The Australian Prudential Regulation Authority (APRA) and the Australian Securities and Investments Commission (ASIC) have issued a joint letter detailing observations from the banking industry’s implementation of the Financial Accountability Regime (FAR).
Introduced in March 2024, the FAR aims to improve risk and governance practices across regulated entities. It will expand to cover insurance and superannuation industries by March 2025.
The letter highlighted areas requiring further attention by banking entities and reaffirms guidance previously provided under FAR. APRA and ASIC expect entities to ensure their compliance frameworks are robust and that boards demonstrate clear oversight of FAR obligations.
Key FAR compliance challenges identified
Banking entities are encouraged to evaluate their registration and notification processes under the FAR. Specific gaps in compliance include incomplete lodgments and insufficient board oversight.

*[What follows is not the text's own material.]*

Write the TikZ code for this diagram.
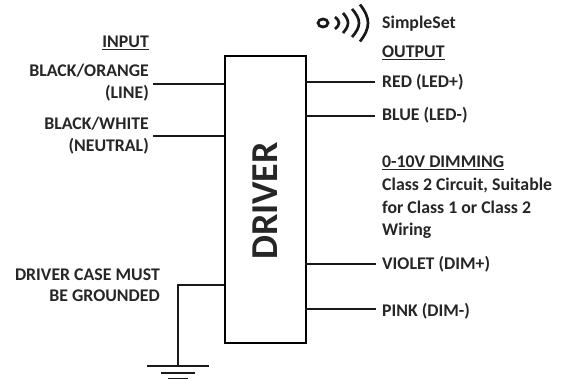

The regulators emphasised the need for boards to attest to the adequacy of their FAR compliance frameworks and provide comprehensive documentation of their efforts.
For insurance and superannuation entities preparing for the regime’s implementation, the observations outlined in the letter and its appendix are critical for readiness.
Non-compliance with FAR obligations could result in regulatory action once the framework takes effect for these industries in 2025.
ASIC and APRA call for proactive engagement
APRA and ASIC have called on entities to review the observations and guidance in the published letter.
The proactive approach is designed to mitigate risks and enhance governance culture across the financial sector. The letter is available on APRA’s website, and entities are urged to act on the insights provided to avoid potential penalties.
APRA and ASIC introduced FAR to replace the Banking Executive Accountability Regime (BEAR), extending its scope to all APRA-regulated entities.